◆ REQUIRED WORK ◆
Extract the lines up to and including the one that contains "import plotly.graph_objects as go", starting with the first line of the entries below, and omit the pictures.

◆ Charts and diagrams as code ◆
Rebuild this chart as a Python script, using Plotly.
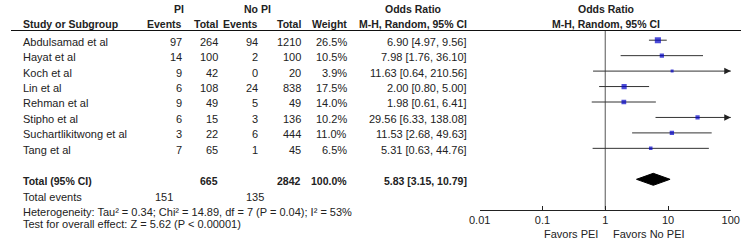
import math
import plotly.graph_objects as go

# ---------------- data ----------------
studies = ["Abdulsamad et al", "Hayat et al", "Koch et al", "Lin et al",
           "Rehman et al", "Stipho et al", "Suchartlikitwong et al", "Tang et al"]
pi_events = [97, 14, 9, 6, 9, 6, 3, 7]
pi_total = [264, 100, 42, 108, 49, 15, 22, 65]
nopi_events = [94, 2, 0, 24, 5, 3, 6, 1]
nopi_total = [1210, 100, 20, 838, 49, 136, 444, 45]
weights = [26.5, 10.5, 3.9, 17.5, 14.0, 10.2, 11.0, 6.5]
or_est = [6.90, 7.98, 11.63, 2.00, 1.98, 29.56, 11.53, 5.31]
or_lo = [4.97, 1.76, 0.64, 0.80, 0.61, 6.33, 2.68, 0.63]
or_hi = [9.56, 36.10, 210.56, 5.00, 6.41, 138.08, 49.63, 44.76]

total_pi = 665
total_nopi = 2842
total_weight = 100.0
total_or = 5.83
total_lo = 3.15
total_hi = 10.79
events_pi = 151
events_nopi = 135
het_text = "Heterogeneity: Tau² = 0.34; Chi² = 14.89, df = 7 (P = 0.04); I² = 53%"
overall_text = "Test for overall effect: Z = 5.62 (P < 0.00001)"

tick_vals = [0.01, 0.1, 1, 10, 100]
tick_text = ["0.01", "0.1", "1", "10", "100"]
axis_min, axis_max = 0.01, 100

# ---------------- layout constants (pixels) ----------------
W, H = 750, 249
FONT = "Liberation Sans, Arial, sans-serif"
FS = 11
FSB = 10.5
TXT = "#222222"
row0, drow = 40.2, 15.45
text_dy = 1.4
total_y = 179.3
events_y = 197.3
het_y = 211.7
overall_y = 224.3
header_line_y = 30.5
axis_y = 209.5
hdr1_y, hdr2_y = 8.5, 23.5
favors_y = 234.3

x_name = 10
x_pie, x_pit, x_npe, x_npt, x_w, x_or = 177.5, 215, 255.5, 300, 347, 471
x_pi_hdr, x_nopi_hdr, x_or_hdr = 172.5, 253, 413
x_ev_pi, x_ev_nopi = 168.5, 262
plot_x0, plot_x1 = 481.5, 739.5

row_y = [row0 + i * drow for i in range(len(studies))]

annotations = []


def ann(text, px, py, xanchor="right", bold=False):
    annotations.append(dict(
        text=("<b>%s</b>" % text) if bold else text,
        x=px / W, y=py, xref="paper", yref="y",
        xanchor=xanchor, yanchor="middle", showarrow=False,
        font=dict(family=FONT, size=FSB if bold else FS, color=TXT)))


# headers
ann("PI", x_pi_hdr, hdr1_y, "center", True)
ann("No PI", x_nopi_hdr, hdr1_y, "center", True)
ann("Odds Ratio", x_or_hdr, hdr1_y, "center", True)
ann("Odds Ratio", (plot_x0 + plot_x1) / 2 + 0.5, hdr1_y, "center", True)
ann("Study or Subgroup", x_name, hdr2_y, "left", True)
ann("Events", x_pie, hdr2_y, "right", True)
ann("Total", x_pit, hdr2_y, "right", True)
ann("Events", x_npe, hdr2_y, "right", True)
ann("Total", x_npt, hdr2_y, "right", True)
ann("Weight", x_w, hdr2_y, "right", True)
ann("M-H, Random, 95% CI", x_or_hdr, hdr2_y, "center", True)
ann("M-H, Random, 95% CI", (plot_x0 + plot_x1) / 2 + 0.5, hdr2_y, "center", True)

# study rows
for i, s in enumerate(studies):
    y = row_y[i] + text_dy
    ann(s, x_name, y, "left")
    ann(str(pi_events[i]), x_pie, y)
    ann(str(pi_total[i]), x_pit, y)
    ann(str(nopi_events[i]), x_npe, y)
    ann(str(nopi_total[i]), x_npt, y)
    ann("%.1f%%" % weights[i], x_w, y)
    ann("%.2f [%.2f, %.2f]" % (or_est[i], or_lo[i], or_hi[i]), x_or, y)

# totals
ty = total_y + text_dy
ann("Total (95% CI)", x_name, ty, "left", True)
ann(str(total_pi), x_pit, ty, "right", True)
ann(str(total_nopi), x_npt, ty, "right", True)
ann("%.1f%%" % total_weight, x_w, ty, "right", True)
ann("%.2f [%.2f, %.2f]" % (total_or, total_lo, total_hi), x_or, ty, "right", True)
ann("Total events", x_name, events_y, "left")
ann(str(events_pi), x_ev_pi, events_y)
ann(str(events_nopi), x_ev_nopi, events_y)
ann(het_text, x_name, het_y, "left")
ann(overall_text, x_name, overall_y, "left")

# favors labels
one_px = plot_x0 + (plot_x1 - plot_x0) * (0 - math.log10(axis_min)) / (math.log10(axis_max) - math.log10(axis_min))
ann("Favors PEI", one_px - 5.5, favors_y, "right")
ann("Favors No PEI", one_px + 5.5, favors_y, "left")

# arrows for CIs beyond axis max
for i in range(len(studies)):
    if or_hi[i] > axis_max:
        annotations.append(dict(
            x=math.log10(axis_max), y=row_y[i], xref="x", yref="y",
            ax=-7, ay=0, axref="pixel", ayref="pixel", text="",
            showarrow=True, arrowhead=2, arrowsize=1.3, arrowwidth=1,
            arrowcolor=TXT))

fig = go.Figure()

# vertical no-effect line
fig.add_trace(go.Scatter(x=[1, 1], y=[header_line_y, axis_y], mode="lines",
                         line=dict(color="#555555", width=1), hoverinfo="skip"))

# CI lines
cx, cy = [], []
for i in range(len(studies)):
    cx += [or_lo[i], or_hi[i], None]
    cy += [row_y[i], row_y[i], None]
fig.add_trace(go.Scatter(x=cx, y=cy, mode="lines",
                         line=dict(color="#333333", width=1), hoverinfo="skip"))

# squares
fig.add_trace(go.Scatter(
    x=or_est, y=row_y, mode="markers",
    marker=dict(symbol="square", color="#0000c8",
                size=[1.0 + math.sqrt(w) for w in weights], line=dict(width=0)),
    hoverinfo="skip"))

# diamond
dh = 6
fig.add_trace(go.Scatter(
    x=[total_lo, total_or, total_hi, total_or, total_lo],
    y=[total_y, total_y - dh, total_y, total_y + dh, total_y],
    mode="lines", fill="toself", fillcolor="#000000",
    line=dict(color="#000000", width=1), hoverinfo="skip"))

shapes = [dict(type="line", xref="paper", yref="y", x0=0, x1=1,
               y0=header_line_y, y1=header_line_y,
               line=dict(color="#111111", width=1.2))]

fig.update_layout(
    width=W, height=H, autosize=False,
    margin=dict(l=0, r=0, t=0, b=0),
    paper_bgcolor="white", plot_bgcolor="white",
    showlegend=False,
    annotations=annotations, shapes=shapes,
    xaxis=dict(type="log", range=[math.log10(axis_min), math.log10(axis_max)],
               domain=[plot_x0 / W, plot_x1 / W], anchor="free",
               position=1 - axis_y / H,
               showline=True, linecolor="#222222", linewidth=1,
               ticks="inside", ticklen=4, tickcolor="#222222", tickwidth=1,
               tickvals=tick_vals, ticktext=tick_text,
               tickfont=dict(family=FONT, size=FS, color=TXT),
               showgrid=False, zeroline=False, fixedrange=True),
    yaxis=dict(range=[H, 0], domain=[0, 1], visible=False,
               showgrid=False, zeroline=False, fixedrange=True),
)

fig.write_html(
    "out.html",
    config={"displayModeBar": False, "staticPlot": True},
    post_script="document.body.style.margin='0';document.body.style.overflow='hidden';",
)
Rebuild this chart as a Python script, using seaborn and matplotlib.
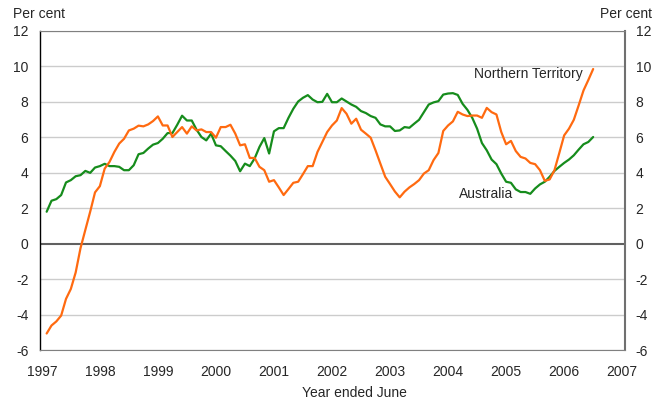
# Inflation chart: Australia vs Northern Territory, year-ended, per cent
import numpy as np
import pandas as pd
import matplotlib
matplotlib.use('Agg')
import matplotlib.pyplot as plt
import seaborn as sns

# ДАННЫЕ (по месяцам, с февраля 1997)
months = np.arange(1, 115)
years = 1997 + months / 12

australia = [
    1.79, 2.41, 2.50, 2.73, 3.44, 3.57, 3.79, 3.85, 4.09, 3.98,
    4.28, 4.36, 4.49, 4.36, 4.36, 4.32, 4.13, 4.13, 4.41, 5.03,
    5.10, 5.35, 5.57, 5.66, 5.90, 6.22, 6.22, 6.69, 7.20, 6.93,
    6.93, 6.41, 6.00, 5.81, 6.19, 5.53, 5.48, 5.21, 4.95, 4.65,
    4.07, 4.50, 4.36, 4.79, 5.44, 5.94, 5.07, 6.32, 6.50, 6.50,
    7.08, 7.59, 8.00, 8.21, 8.36, 8.11, 7.96, 7.98, 8.43, 7.96,
    7.96, 8.17, 8.00, 7.83, 7.70, 7.46, 7.35, 7.18, 7.08, 6.71,
    6.60, 6.60, 6.34, 6.37, 6.56, 6.52, 6.75, 6.97, 7.40, 7.83,
    7.95, 8.02, 8.39, 8.45, 8.47, 8.37, 7.87, 7.53, 7.08, 6.47,
    5.66, 5.25, 4.73, 4.47, 3.94, 3.48, 3.42, 3.05, 2.90, 2.90,
    2.80, 3.10, 3.33, 3.48, 3.76, 4.09, 4.32, 4.54, 4.73, 4.97,
    5.29, 5.59, 5.72, 6.00,
]

northern_territory = [
    -5.07, -4.62, -4.39, -4.06, -3.12, -2.56, -1.63, -0.26, 0.77, 1.79,
    2.88, 3.23, 4.22, 4.60, 5.16, 5.63, 5.90, 6.37, 6.47, 6.64,
    6.60, 6.71, 6.90, 7.16, 6.65, 6.65, 6.00, 6.28, 6.56, 6.19,
    6.60, 6.37, 6.43, 6.28, 6.28, 5.96, 6.56, 6.56, 6.69, 6.19,
    5.53, 5.59, 4.82, 4.82, 4.32, 4.13, 3.48, 3.57, 3.16, 2.73,
    3.07, 3.42, 3.48, 3.91, 4.36, 4.36, 5.16, 5.72, 6.28, 6.65,
    6.93, 7.63, 7.31, 6.75, 7.03, 6.41, 6.19, 5.96, 5.25, 4.50,
    3.76, 3.35, 2.93, 2.60, 2.92, 3.16, 3.35, 3.57, 3.94, 4.13,
    4.70, 5.10, 6.34, 6.65, 6.88, 7.42, 7.27, 7.18, 7.21, 7.21,
    7.08, 7.64, 7.40, 7.27, 6.28, 5.59, 5.78, 5.21, 4.88, 4.79,
    4.54, 4.47, 4.13, 3.53, 3.61, 4.13, 5.10, 6.09, 6.47, 6.97,
    7.78, 8.62, 9.21, 9.83,
]

year_ticks = list(range(1997, 2008))
y_ticks = list(range(-6, 13, 2))

df = pd.DataFrame({
    'year': np.concatenate([years, years]),
    'value': australia + northern_territory,
    'region': ['Australia'] * len(years) + ['Northern Territory'] * len(years),
})

# ГРАФИК
sns.set_style('white')
plt.rcParams['font.family'] = ['Liberation Sans', 'DejaVu Sans']
plt.rcParams['axes.unicode_minus'] = False

fig = plt.figure(figsize=(6.65, 4.03), dpi=100)
ax = fig.add_axes([0.0594, 0.1315, 0.8797, 0.7928])

for y in y_ticks:
    if y == 0:
        ax.axhline(0, color='#606060', lw=1.5, zorder=1)
    else:
        ax.axhline(y, color='#cccccc', lw=1.0, zorder=1)

sns.lineplot(data=df, x='year', y='value', hue='region',
             palette={'Australia': '#168c1c', 'Northern Territory': '#ff6a10'},
             lw=1.6, legend=False, ax=ax, zorder=3)

ax.set_xlim(1996.96, 2007.04)
ax.set_ylim(-6, 12)
ax.set_xticks(year_ticks)
ax.set_yticks(y_ticks)
ax.tick_params(axis='both', length=0, labelsize=10)
ax.tick_params(axis='y', pad=8, labelright=True)
ax.tick_params(axis='x', pad=11)

ax.spines['left'].set_color('black')
ax.spines['left'].set_linewidth(1.0)
ax.spines['top'].set_color('#808080')
ax.spines['bottom'].set_color('#808080')
ax.spines['right'].set_color('#707070')
ax.spines['right'].set_linewidth(1.5)

ax.set_xlabel('Year ended June', fontsize=10)
ax.xaxis.set_label_coords(0.539, -0.112)
ax.set_ylabel('')

fig.text(13 / 665, 1 - 14 / 403, 'Per cent', fontsize=10, ha='left', va='center')
fig.text(652 / 665, 1 - 14 / 403, 'Per cent', fontsize=10, ha='right', va='center')

ax.text(2006.32, 9.55, 'Northern Territory', fontsize=10, ha='right', va='center')
ax.text(2004.18, 2.77, 'Australia', fontsize=10, ha='left', va='center')

plt.savefig('out.png', dpi=100)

◆ FINISHED EXERCISE ◆
Rebuild this chart as a Python script, using Plotly.
import math
import plotly.graph_objects as go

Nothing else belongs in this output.